Nehru’s most enduring legacy has been economic and it is time that we analysed it dispassionately. The foundations of what India is today were laid in Nehruvian times. He believed that the ‘commanding heights’ of the economy must remain in the hands of politicians and bureaucrats (not businessmen) and so set up a Planning Commission to take full charge. This Nehruvian idea bankrupted the Indian economy by 1991 and so a Congress prime minister was forced to end the licence raj. Had P V Narasimha Rao not done this, India may have become a basket case long ago and there would have been no middle classes. It is important to remember that there were as many Indians living in absolute poverty when Nehru became prime minister as when he died in 1964.
In my ever-humble opinion, Nehru’s most flawed policies were in education and healthcare. It is true that we have Nehru to thank for the IITs, but it is equally true that he failed to lay the foundations for a mass education system that would at least give Indian children the ability to read simple stories and do simple sums. This did not happen. In healthcare, he created excellent hospitals at the top and nothing below them.
On paper he planned for a vast network of primary health centres and rural hospitals, but the plans never worked and we are paying for this today. I can think of very few countries where doctors would be permitted to conduct the sort of criminal, assembly-line surgeries that caused the tragedy in Chhattisgarh. If the Prime Minister wants ‘parivartan’ and ‘vikas’, he must order radical reforms at least in states that are run by BJP governments. Chhattisgarh is one of them.

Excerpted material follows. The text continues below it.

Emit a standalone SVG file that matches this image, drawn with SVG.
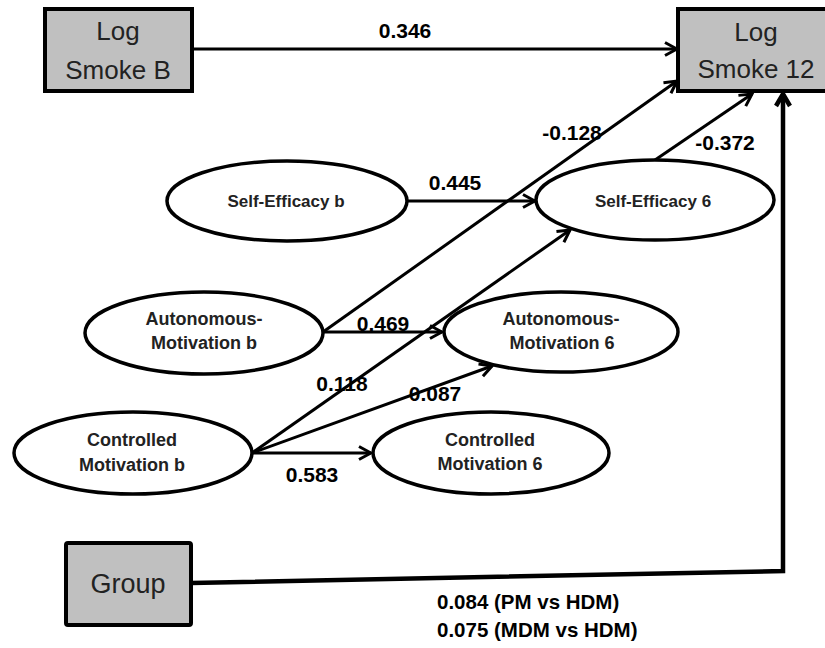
<svg xmlns="http://www.w3.org/2000/svg" width="825" height="648" viewBox="0 0 825 648">
<style>
.box{fill:#c0c0c0;stroke:#000;stroke-width:4}
.ell{fill:#fff;stroke:#000;stroke-width:3.5}
.bt{font-family:"Liberation Sans",Arial,sans-serif;font-size:26px;fill:#222;text-anchor:middle}
.et{font-family:"Liberation Sans",Arial,sans-serif;font-size:18px;font-weight:bold;fill:#222;text-anchor:middle}
.lb{font-family:"Liberation Sans",Arial,sans-serif;font-size:21px;font-weight:bold;fill:#000;text-anchor:middle}
.gl{font-family:"Liberation Sans",Arial,sans-serif;font-size:20.5px;font-weight:bold;fill:#000}
.c{fill:none;stroke:#000;stroke-width:3;marker-end:url(#arr)}
</style>
<defs>
<marker id="arr" viewBox="-16 -9 18 18" refX="0" refY="0" markerWidth="18" markerHeight="18" markerUnits="userSpaceOnUse" orient="auto">
<path d="M-12,-6.5 L0,0 L-12,6.5" fill="none" stroke="#000" stroke-width="3"/>
</marker>
<marker id="arrBig" viewBox="-18 -10 20 20" refX="0" refY="0" markerWidth="20" markerHeight="20" markerUnits="userSpaceOnUse" orient="auto">
<path d="M-12,-7 L0,0 L-12,7" fill="none" stroke="#000" stroke-width="4.5"/>
</marker>
</defs>
<rect width="825" height="648" fill="#fff"/>

<g id="logSmokeB">
<rect class="box" x="45" y="9" width="147" height="82"/>
<text class="bt" x="118" y="40">Log</text>
<text class="bt" x="118" y="79">Smoke B</text>
</g>
<g id="logSmoke12">
<rect class="box" x="678" y="9" width="160" height="82"/>
<text class="bt" x="756" y="41">Log</text>
<text class="bt" x="756" y="78">Smoke 12</text>
</g>
<g id="selfEfficacyB">
<ellipse class="ell" cx="287" cy="201" rx="120" ry="40"/>
<text class="et" x="286" y="207" style="font-size:17px">Self-Efficacy b</text>
</g>
<g id="selfEfficacy6">
<ellipse class="ell" cx="655" cy="200" rx="119" ry="40"/>
<text class="et" x="653" y="207" style="font-size:17px">Self-Efficacy 6</text>
</g>
<g id="autonomousB">
<ellipse class="ell" cx="204" cy="333" rx="119" ry="41"/>
<text class="et" x="204" y="325">Autonomous-</text>
<text class="et" x="204" y="349">Motivation b</text>
</g>
<g id="autonomous6">
<ellipse class="ell" cx="561" cy="332" rx="117" ry="40"/>
<text class="et" x="561" y="325">Autonomous-</text>
<text class="et" x="562" y="349">Motivation 6</text>
</g>
<g id="controlledB">
<ellipse class="ell" cx="133" cy="453" rx="119" ry="41"/>
<text class="et" x="132" y="446">Controlled</text>
<text class="et" x="132" y="471">Motivation b</text>
</g>
<g id="controlled6">
<ellipse class="ell" cx="491" cy="453" rx="118" ry="41"/>
<text class="et" x="490" y="446">Controlled</text>
<text class="et" x="490" y="470">Motivation 6</text>
</g>
<g id="group">
<rect class="box" x="66" y="543" width="125" height="82" rx="2"/>
<text class="bt" x="128" y="593" style="font-size:27px">Group</text>
</g>

<g id="connectors">
<line class="c" x1="192" y1="49" x2="677" y2="49"/>
<line class="c" x1="407" y1="201" x2="535" y2="201"/>
<line class="c" x1="655" y1="160" x2="752" y2="94"/>
<line class="c" x1="323" y1="332" x2="677" y2="81"/>
<line class="c" x1="323" y1="332" x2="442" y2="332"/>
<line class="c" x1="252" y1="453" x2="570" y2="230"/>
<line class="c" x1="252" y1="453" x2="492" y2="366"/>
<line class="c" x1="252" y1="453" x2="371" y2="453"/>
<polyline fill="none" stroke="#000" stroke-width="4.5" stroke-linejoin="miter" marker-end="url(#arrBig)" points="191,583 783,571 783,94"/>
</g>

<g id="labels">
<text class="lb" x="405" y="38">0.346</text>
<text class="lb" x="455" y="190">0.445</text>
<text class="lb" x="572" y="140">-0.128</text>
<text class="lb" x="725" y="150">-0.372</text>
<text class="lb" x="383" y="331">0.469</text>
<text class="lb" x="342" y="391">0.118</text>
<text class="lb" x="435" y="401">0.087</text>
<text class="lb" x="312" y="482">0.583</text>
<text class="gl" x="437" y="609">0.084 (PM vs HDM)</text>
<text class="gl" x="437" y="637">0.075 (MDM vs HDM)</text>
</g>
</svg>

Modi’s economic and political ideas are the opposite of Nehru’s because he is a product of that vast Indian hinterland that lies beyond the slightly shabby but refined and liberal world in which Nehru formulated his “idea of India”. I spent my childhood in that India and it was a terrific place. We lived in large bungalows in leafy avenues, we spoke only English, studied in fine boarding schools and spent long summer holidays in the hills. Nehruvian socialism was very good for a small group of privileged Indians and very bad for the vast majority of Indians who continue to this day to live without such basic things as clean water and sanitation.
It is not for nothing that Modi repeats often that he does not have a great “vision” for India and that he wants to concentrate on doing the “small things”. He said this most recently in the speech he made at the village of Jayapur when he went back to his constituency for the first time as Prime Minister. He talked of “small things” like the need to end foeticide, the need to celebrate the birth of a girl child, the need to help keep the village clean and the need for young people to help those who come to give children polio drops.
Every time he outlines his “small” vision, Modi speaks of the need for 125 crore Indians to get personally involved in bringing about ‘vikas’ and ‘parivartan’. Development is not something that can be bequeathed by the government, he emphasises, it is a process in which everyone has to become involved. This is the opposite of what Nehru believed. His inspiration was the Soviet Union that he saw as a role model for rapid economic development. He could not have known that the Soviet Union would one day collapse under the weight of its economic mistakes. The world has changed. India has changed. Old idols and ideas have lost their relevance.